Definition
A VOR navigation procedure used to estimate the time and distance from the aircraft to a VOR station by measuring how long it takes a selected radial to drift across the Course Deviation Indicator (CDI) while flying a heading 90 degrees off that radial. The elapsed time between bearing changes, combined with the aircraft's groundspeed, is used in standard formulas to calculate minutes and nautical miles to the station.
Plain English
A simple in-flight method to figure out how far you are from a VOR station, and how long it will take to get there, by flying at a right angle to the station and timing how quickly your position relative to the station changes on the cockpit indicator.
Context Anchor
Used during VOR navigation when the airplane does not have equipment that directly displays distance from the station, or when the pilot wants to cross-check position using basic navigation instruments.
Why Pilots Care
Gives pilots without distance-measuring equipment a practical way to estimate arrival time and fuel requirements during instrument or cross-country flight.
Grounding Statement
A nearby station appears to move across the CDI faster than a faraway station, just as a nearby roadside sign seems to pass faster than a distant mountain.
Intuition Check
Station does not mean an airline gate or a person talking on the radio here; it means the ground radio navigation facility the CDI is referencing.

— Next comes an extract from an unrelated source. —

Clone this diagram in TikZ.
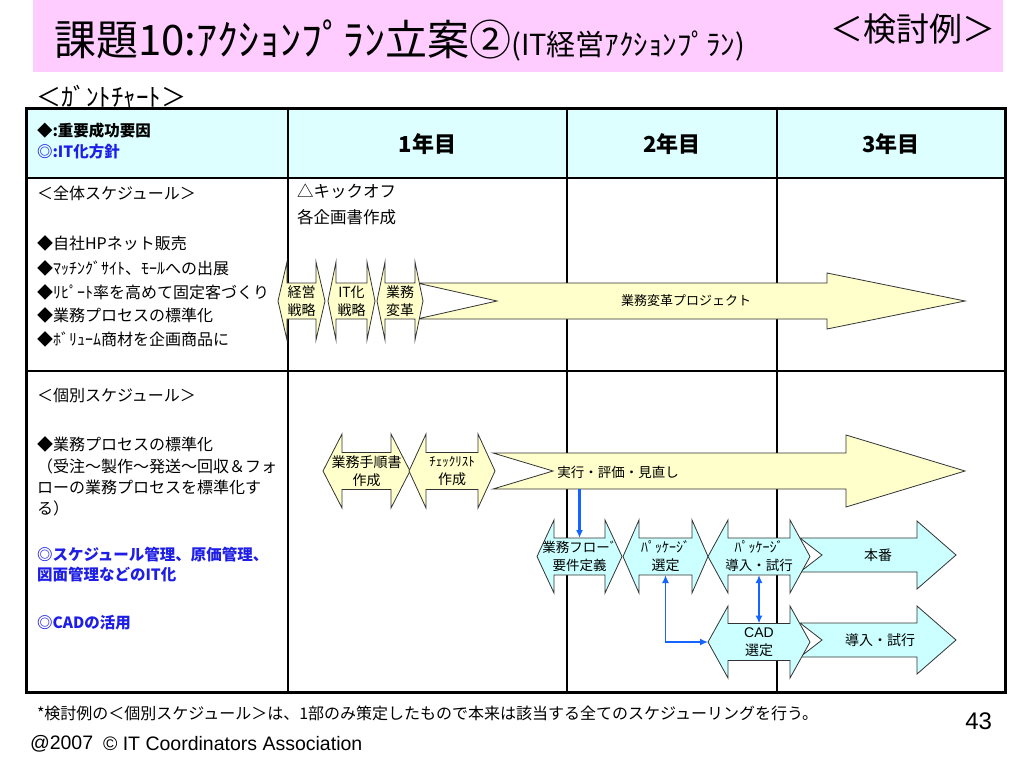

The CDI does not directly show distance; the pilot estimates distance by timing how fast the CDI indication changes.
Example Sentence 1
With no DME on board, the pilot performed a time and distance check from a station using a CDI to estimate they were about 18 nautical miles from the VOR.
Example Sentence 2
After finishing the time and distance check from the station using a CDI, the crew adjusted their estimated time of arrival and fuel planning.